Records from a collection
· · ·
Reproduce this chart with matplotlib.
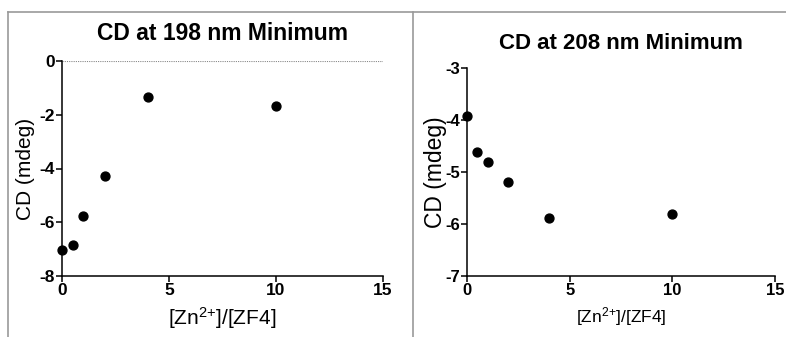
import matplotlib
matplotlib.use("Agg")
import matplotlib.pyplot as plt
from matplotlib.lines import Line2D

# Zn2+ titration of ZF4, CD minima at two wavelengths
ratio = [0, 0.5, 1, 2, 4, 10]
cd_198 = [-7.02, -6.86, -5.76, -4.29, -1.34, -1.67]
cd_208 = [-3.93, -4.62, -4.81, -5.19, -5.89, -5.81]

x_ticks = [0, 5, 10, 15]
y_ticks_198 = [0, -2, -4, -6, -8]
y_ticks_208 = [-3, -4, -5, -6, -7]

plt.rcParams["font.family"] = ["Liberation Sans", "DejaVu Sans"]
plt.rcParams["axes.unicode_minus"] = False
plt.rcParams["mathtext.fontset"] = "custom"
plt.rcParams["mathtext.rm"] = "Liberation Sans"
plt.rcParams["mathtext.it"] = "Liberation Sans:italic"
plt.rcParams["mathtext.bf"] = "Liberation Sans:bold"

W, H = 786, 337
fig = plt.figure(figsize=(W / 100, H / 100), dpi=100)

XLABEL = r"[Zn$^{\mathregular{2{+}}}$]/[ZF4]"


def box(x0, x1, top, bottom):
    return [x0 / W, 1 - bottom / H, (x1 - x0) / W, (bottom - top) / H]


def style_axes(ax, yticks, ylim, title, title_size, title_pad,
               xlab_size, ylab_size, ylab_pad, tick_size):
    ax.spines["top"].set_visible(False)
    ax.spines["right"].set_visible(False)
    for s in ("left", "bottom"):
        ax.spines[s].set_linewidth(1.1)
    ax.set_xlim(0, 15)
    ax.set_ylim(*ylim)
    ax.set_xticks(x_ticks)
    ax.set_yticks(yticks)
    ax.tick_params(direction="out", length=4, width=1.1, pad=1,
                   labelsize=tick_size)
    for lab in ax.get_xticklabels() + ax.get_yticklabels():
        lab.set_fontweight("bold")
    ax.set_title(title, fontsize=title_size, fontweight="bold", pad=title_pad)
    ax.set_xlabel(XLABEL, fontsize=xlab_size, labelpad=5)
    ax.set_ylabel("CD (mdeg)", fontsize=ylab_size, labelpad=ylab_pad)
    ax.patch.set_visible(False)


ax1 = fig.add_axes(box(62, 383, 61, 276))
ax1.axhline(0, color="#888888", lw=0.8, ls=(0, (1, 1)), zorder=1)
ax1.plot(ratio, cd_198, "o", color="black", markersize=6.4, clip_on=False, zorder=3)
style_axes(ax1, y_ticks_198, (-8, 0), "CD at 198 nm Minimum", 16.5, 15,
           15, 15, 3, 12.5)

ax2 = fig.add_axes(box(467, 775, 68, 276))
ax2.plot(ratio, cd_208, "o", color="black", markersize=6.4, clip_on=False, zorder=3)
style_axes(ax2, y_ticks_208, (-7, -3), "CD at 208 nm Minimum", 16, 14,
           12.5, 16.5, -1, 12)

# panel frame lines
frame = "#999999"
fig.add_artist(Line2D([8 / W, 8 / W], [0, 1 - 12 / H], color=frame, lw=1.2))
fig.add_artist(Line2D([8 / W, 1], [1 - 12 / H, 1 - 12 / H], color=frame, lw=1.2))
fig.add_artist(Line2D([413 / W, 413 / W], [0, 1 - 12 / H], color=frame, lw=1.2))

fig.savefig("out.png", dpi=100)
· · ·
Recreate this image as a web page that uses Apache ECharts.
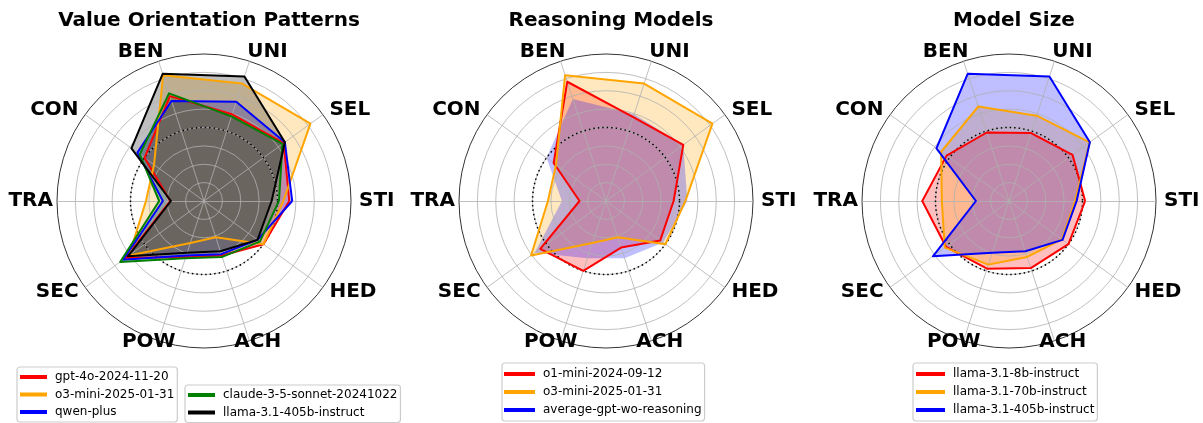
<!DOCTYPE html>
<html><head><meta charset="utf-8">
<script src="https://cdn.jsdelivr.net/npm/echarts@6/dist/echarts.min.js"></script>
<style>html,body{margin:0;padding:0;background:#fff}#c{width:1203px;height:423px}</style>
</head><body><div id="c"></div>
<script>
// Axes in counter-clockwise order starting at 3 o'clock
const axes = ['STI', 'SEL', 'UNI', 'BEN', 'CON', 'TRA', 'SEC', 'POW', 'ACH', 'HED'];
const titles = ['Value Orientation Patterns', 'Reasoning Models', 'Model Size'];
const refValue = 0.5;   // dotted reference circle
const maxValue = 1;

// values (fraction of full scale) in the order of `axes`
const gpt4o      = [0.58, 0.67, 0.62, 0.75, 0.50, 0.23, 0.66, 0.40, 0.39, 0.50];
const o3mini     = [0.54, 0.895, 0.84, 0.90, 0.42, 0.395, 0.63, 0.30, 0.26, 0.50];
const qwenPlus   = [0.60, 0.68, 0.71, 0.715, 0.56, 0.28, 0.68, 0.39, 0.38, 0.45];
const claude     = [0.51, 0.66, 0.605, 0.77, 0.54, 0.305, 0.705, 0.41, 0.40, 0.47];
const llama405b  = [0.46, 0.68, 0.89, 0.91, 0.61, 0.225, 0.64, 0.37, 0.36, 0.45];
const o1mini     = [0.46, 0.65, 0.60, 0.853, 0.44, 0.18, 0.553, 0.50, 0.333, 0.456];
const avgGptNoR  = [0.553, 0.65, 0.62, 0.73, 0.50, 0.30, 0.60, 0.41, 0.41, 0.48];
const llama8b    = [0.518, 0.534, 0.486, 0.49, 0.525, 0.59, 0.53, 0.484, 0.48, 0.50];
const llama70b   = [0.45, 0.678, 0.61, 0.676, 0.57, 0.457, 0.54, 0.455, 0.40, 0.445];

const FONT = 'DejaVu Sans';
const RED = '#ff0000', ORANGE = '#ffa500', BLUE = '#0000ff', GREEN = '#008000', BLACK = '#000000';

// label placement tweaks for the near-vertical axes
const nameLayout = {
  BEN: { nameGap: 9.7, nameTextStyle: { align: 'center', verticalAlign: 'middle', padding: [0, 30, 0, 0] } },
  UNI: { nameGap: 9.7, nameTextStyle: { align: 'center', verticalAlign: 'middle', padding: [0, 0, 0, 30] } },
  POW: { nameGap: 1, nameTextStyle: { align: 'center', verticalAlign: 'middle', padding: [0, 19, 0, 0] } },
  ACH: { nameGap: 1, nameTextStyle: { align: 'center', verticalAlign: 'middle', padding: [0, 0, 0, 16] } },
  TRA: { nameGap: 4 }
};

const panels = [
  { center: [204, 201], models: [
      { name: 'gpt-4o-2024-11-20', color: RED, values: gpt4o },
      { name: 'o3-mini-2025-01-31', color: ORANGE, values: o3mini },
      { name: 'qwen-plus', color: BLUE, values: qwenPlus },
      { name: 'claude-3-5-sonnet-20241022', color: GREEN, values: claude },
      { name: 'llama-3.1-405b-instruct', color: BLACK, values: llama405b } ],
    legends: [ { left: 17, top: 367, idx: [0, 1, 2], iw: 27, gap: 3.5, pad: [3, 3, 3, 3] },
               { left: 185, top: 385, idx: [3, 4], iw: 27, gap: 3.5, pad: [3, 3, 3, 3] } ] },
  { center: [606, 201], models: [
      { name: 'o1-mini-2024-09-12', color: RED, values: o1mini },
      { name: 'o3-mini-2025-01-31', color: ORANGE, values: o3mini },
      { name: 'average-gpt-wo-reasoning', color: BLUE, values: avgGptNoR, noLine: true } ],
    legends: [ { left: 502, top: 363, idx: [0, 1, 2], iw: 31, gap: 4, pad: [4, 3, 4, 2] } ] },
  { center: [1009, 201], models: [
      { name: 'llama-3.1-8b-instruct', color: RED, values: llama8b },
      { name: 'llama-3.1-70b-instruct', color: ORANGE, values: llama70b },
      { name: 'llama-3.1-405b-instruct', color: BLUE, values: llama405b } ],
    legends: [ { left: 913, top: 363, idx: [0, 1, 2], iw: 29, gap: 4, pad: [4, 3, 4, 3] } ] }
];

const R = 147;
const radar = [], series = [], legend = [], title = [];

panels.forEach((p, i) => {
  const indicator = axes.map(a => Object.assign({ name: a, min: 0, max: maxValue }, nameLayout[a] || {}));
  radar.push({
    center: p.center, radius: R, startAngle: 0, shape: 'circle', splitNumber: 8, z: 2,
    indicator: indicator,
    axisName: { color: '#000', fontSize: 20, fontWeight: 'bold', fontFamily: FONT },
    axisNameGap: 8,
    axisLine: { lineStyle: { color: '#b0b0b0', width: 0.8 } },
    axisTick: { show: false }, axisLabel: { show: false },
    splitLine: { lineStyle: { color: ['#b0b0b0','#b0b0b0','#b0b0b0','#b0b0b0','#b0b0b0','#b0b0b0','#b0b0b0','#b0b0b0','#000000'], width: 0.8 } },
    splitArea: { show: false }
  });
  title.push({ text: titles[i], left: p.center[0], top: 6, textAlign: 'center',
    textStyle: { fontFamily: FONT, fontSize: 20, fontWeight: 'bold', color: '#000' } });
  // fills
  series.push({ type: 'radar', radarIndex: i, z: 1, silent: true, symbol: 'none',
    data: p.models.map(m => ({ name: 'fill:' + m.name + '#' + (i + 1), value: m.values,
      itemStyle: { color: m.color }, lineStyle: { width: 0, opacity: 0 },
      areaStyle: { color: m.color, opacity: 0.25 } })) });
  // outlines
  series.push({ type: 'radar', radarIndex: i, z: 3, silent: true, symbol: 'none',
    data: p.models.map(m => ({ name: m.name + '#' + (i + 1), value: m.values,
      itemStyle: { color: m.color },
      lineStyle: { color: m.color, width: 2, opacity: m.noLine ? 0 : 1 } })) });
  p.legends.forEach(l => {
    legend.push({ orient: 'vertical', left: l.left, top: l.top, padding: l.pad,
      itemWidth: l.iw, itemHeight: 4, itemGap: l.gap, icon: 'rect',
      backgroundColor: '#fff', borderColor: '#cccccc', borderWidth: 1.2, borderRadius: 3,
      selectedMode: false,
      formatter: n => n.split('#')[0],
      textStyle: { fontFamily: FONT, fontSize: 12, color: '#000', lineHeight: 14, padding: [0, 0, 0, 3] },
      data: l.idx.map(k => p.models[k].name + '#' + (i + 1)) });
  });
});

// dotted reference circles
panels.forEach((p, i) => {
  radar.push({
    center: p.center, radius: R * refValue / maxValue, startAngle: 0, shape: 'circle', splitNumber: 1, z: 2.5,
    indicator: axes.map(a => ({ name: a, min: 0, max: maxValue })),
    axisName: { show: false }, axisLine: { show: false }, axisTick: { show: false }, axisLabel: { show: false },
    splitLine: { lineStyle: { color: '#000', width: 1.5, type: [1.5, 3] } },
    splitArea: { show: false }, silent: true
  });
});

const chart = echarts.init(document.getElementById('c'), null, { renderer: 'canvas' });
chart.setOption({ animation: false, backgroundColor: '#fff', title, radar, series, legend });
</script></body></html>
· · ·
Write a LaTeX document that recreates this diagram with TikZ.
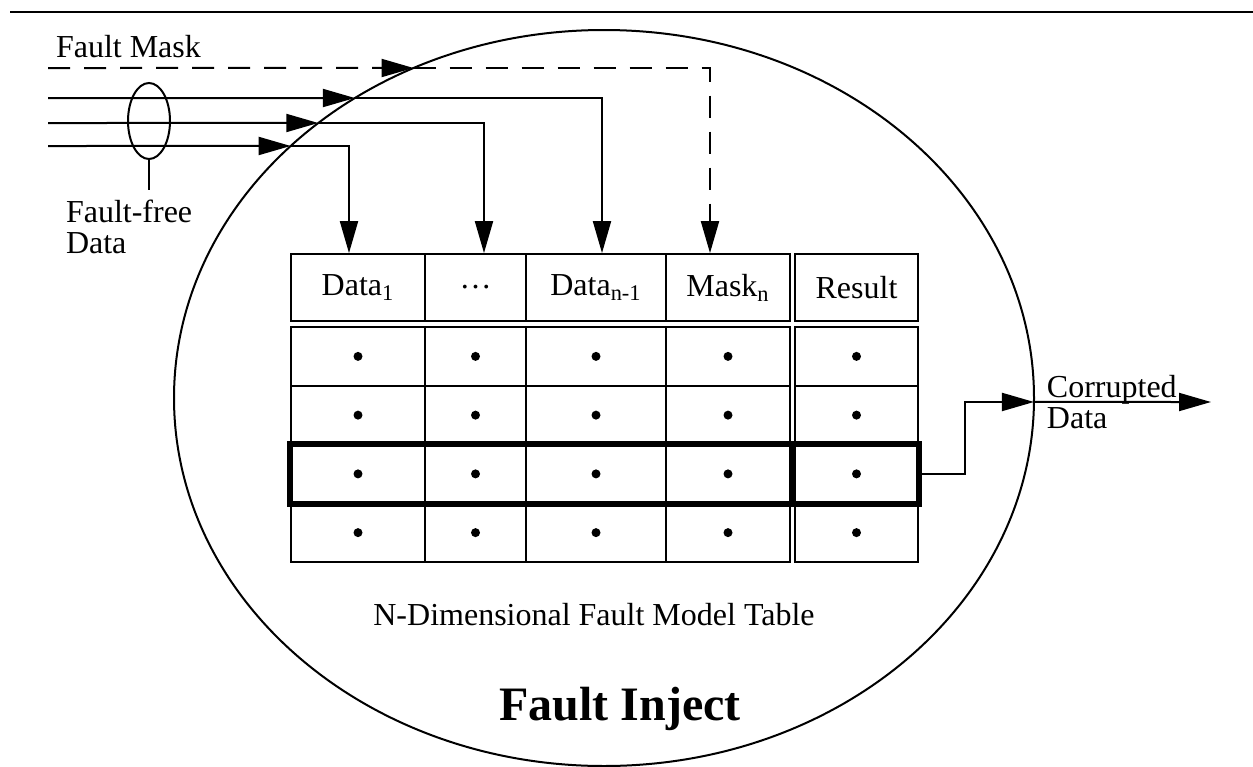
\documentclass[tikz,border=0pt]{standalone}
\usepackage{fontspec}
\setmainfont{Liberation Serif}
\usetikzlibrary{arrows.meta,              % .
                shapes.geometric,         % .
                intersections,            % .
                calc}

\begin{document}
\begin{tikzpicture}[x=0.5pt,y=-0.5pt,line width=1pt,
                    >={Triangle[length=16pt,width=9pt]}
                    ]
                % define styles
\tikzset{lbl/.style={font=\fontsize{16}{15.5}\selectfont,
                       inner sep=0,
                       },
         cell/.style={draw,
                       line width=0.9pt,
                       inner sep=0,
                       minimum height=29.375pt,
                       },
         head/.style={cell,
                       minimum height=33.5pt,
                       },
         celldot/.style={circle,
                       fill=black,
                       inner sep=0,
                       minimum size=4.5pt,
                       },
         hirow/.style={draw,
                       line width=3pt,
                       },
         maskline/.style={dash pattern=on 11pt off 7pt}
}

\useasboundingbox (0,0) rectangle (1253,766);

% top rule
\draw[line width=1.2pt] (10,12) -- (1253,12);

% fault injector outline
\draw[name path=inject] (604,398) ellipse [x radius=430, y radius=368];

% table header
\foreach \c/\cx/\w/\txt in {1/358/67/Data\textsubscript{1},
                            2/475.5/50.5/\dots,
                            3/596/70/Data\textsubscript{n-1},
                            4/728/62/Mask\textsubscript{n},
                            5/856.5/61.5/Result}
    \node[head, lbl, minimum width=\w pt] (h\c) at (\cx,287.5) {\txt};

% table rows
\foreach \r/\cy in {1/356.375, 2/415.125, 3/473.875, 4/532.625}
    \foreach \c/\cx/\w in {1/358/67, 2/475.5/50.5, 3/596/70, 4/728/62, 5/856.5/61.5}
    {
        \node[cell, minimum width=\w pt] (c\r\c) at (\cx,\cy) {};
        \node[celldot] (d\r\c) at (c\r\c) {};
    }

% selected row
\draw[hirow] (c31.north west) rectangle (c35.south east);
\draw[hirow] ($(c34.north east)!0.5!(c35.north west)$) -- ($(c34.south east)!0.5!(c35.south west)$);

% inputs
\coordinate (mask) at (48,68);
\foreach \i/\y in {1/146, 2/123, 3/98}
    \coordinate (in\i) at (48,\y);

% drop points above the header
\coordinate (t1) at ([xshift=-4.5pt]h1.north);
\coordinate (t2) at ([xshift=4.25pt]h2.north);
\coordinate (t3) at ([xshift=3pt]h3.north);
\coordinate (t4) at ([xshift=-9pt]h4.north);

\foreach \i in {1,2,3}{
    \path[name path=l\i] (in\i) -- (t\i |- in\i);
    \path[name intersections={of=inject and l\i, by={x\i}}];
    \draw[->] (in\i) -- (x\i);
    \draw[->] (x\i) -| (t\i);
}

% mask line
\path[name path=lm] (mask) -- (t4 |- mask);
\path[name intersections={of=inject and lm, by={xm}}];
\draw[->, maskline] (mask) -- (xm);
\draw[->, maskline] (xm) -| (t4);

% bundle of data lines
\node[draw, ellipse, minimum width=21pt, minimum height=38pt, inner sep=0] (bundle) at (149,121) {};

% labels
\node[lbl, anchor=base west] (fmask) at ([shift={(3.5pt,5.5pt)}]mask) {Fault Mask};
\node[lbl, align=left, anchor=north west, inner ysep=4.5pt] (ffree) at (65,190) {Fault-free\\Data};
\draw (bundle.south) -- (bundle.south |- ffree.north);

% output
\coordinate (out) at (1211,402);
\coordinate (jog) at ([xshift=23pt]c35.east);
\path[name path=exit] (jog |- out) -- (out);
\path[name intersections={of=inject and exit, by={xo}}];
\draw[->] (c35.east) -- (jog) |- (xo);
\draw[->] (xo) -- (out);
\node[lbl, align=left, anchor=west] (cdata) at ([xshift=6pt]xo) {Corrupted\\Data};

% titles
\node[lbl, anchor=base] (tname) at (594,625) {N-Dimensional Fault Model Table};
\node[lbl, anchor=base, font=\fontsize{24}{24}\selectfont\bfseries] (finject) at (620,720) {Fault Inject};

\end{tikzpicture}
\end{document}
· · ·
The lines to print start at the line containing "Reproduce this chart with matplotlib." and end at the line containing "y_ticks_208 = [-3, -4, -5, -6, -7]"; print them exactly, both ends included, and leave out every picture.

### RESPONSE BELOW
Reproduce this chart with matplotlib.
import matplotlib
matplotlib.use("Agg")
import matplotlib.pyplot as plt
from matplotlib.lines import Line2D

# Zn2+ titration of ZF4, CD minima at two wavelengths
ratio = [0, 0.5, 1, 2, 4, 10]
cd_198 = [-7.02, -6.86, -5.76, -4.29, -1.34, -1.67]
cd_208 = [-3.93, -4.62, -4.81, -5.19, -5.89, -5.81]

x_ticks = [0, 5, 10, 15]
y_ticks_198 = [0, -2, -4, -6, -8]
y_ticks_208 = [-3, -4, -5, -6, -7]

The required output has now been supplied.